Ghost est de plus en plus scruté ces dernières années, de par sa popularité grimpante, avec comme apothéose le succès immense de Mary on a Cross sur le réseau TikTok, ayant définitivement ouvert le groupe à un public beaucoup plus large.
Cette trend plutôt récente est venue enfoncer le clou planté par une frange importante des fans de la première heure du groupe, de plus en plus déçue de la trajectoire prise par le projet, en particulier lors des sorties de Prequelle ou d’Impera.
J’étais de mon côté plutôt enthousiaste de voir ce projet évoluer, ne pas rester sur ses acquis et proposer quelque chose de différent à chaque fois. Mais Skeleta a pour moi marqué un coup d’arrêt.

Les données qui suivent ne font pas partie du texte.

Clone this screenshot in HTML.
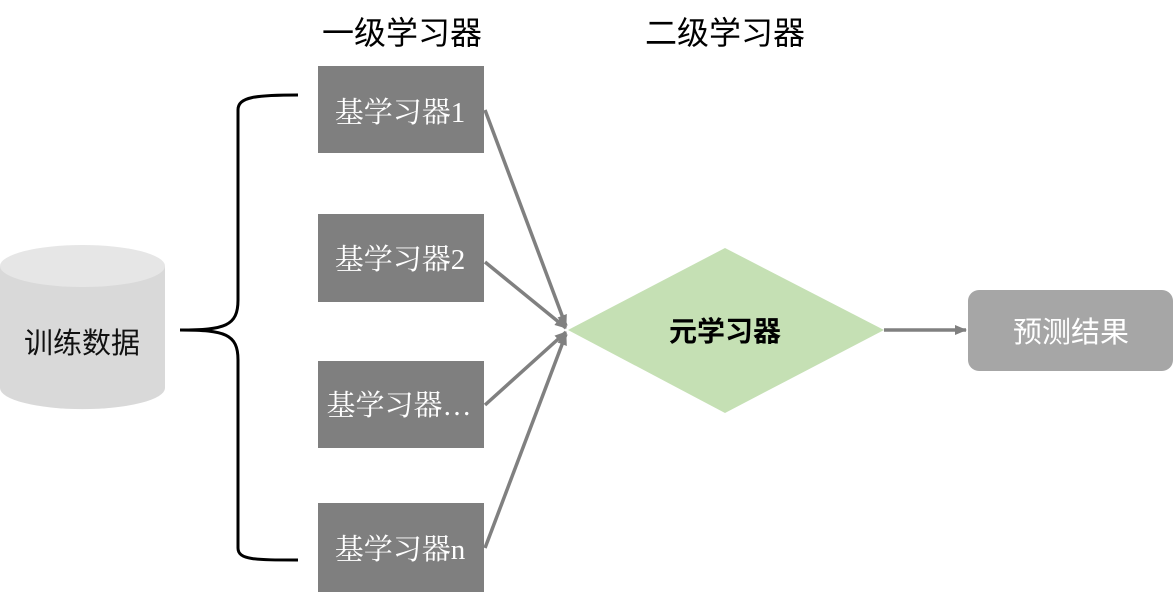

Ce n’est pas tant le contenu de l’album, pas le plus inspiré mais pas non plus mauvais, qui me dérange, mais principalement les quelques éléments suivants, qui peuvent d’ailleurs être reliés, et qui viennent quelque peu ternir mon appréciation :
1. La dimension album, qui s’était un poil effritée sur Impera mais qui tenait encore debout (présence d’un contexte historique, d’un leitmotiv…), s’est perdue sur celui-ci. Un des tours de force de Ghost était de parvenir à créer de la cohérence dans ses albums via une idée, une histoire, qui agissaient comme fil rouge de chaque album, tout en réussissant dans le lot à en sortir deux-trois « tubes », que l’auditeur non engagé dans l’oeuvre complète pouvait très facilement apprivoiser et dont il pouvait s’imprégner. Skeleta, dépourvu de cette première logique, rompt avec cette tradition, ce qui donne moins de consistance au disque pris dans son ensemble par rapport à ses prédécesseurs ;
2. Je trouve que « l’identité » Ghost s’est perdue. Contrairement aux réfractaires mentionnés en tout début de critique, je ne parle pas ici de l’évolution purement musicale du groupe depuis Opus Eponymous, qui je trouve n’est ni inintéressante à proprement parler, ni illogique d’un point de vue commercial vu la dimension prise par le projet. Mais là ou Forge avait réussi, après l’unmasking, à maintenir la crédibilité du projet et de son imagerie satanique/gothique, ce dernier album tranche complètement puisqu’il se détache des thèmes initiaux et aborde principalement en direct des sujets plus communs (l’amour, l’espoir, la mort…). Considérant que Ghost est le projet de Forge et qu’il en fait ce qu’il veut : pourquoi pas… mais pourquoi conserver le masque ?
3. On sent une évolution depuis Impera beaucoup moins nette qu’entre leurs précédents albums. Peut-être que cela s’explique en partie par le fait que l’album soit composé de morceaux ayant probablement été composé sur la période d’enregistrement du dernier ? Cela se sent particulièrement sur Satanized (et je crois d’ailleurs que cela a été confirmé par Forge lui-même) ou encore sur Peacefield, qui par son thème donne l’impression d’avoir été composé comme potentiel morceau d’ouverture finalement non retenu d’Impera. Dans une même logique, Excelsis ressemble en tous points à un retravail du concept de Life Eternal (position dans l’album, thème, ambiance générale…) avec un peu plus de lumière.
4. J’ai la sensation que l’inspiration prise par Forge sur ses groupes et projets de référence (Def Leppard, Black Sabbath…) s’est transformée en une obsession à devoir pondre un album de rock 80s. Au début, ça fonctionne, et puis au bout d’un moment ça devient un peu répétitif. En résulte l’impression d’un son un peu daté et peu diversifié (pour caricaturer : des compositions d'arena rock avec une ou deux ballades plus légères pour digérer). Frustrant.
Pour le reste et pour contrebalancer le propos jusqu’ici un peu sévère sûrement, l’album reste plutôt agréable et assez fluide à écouter avec des compositions assez directes et accrocheuses. Certaines frustrent malheureusement par leur manque de progression et restent ainsi un peu plates malgré des thèmes musicaux sympas (Cenotaph, Guiding Lights).
Les principales réussites sont peut-être les trois singles sortis avant l’album, ce qui induit peut-être un biais et accentue la déception finale. A cet égard, Lachryma, d’une efficacité redoutable avec son riff méchant, ses synthés et son ambiance de film d’horreur bien kitsch, est sans contestation l’un des tous meilleurs morceaux du groupe, si ce n’est le meilleur.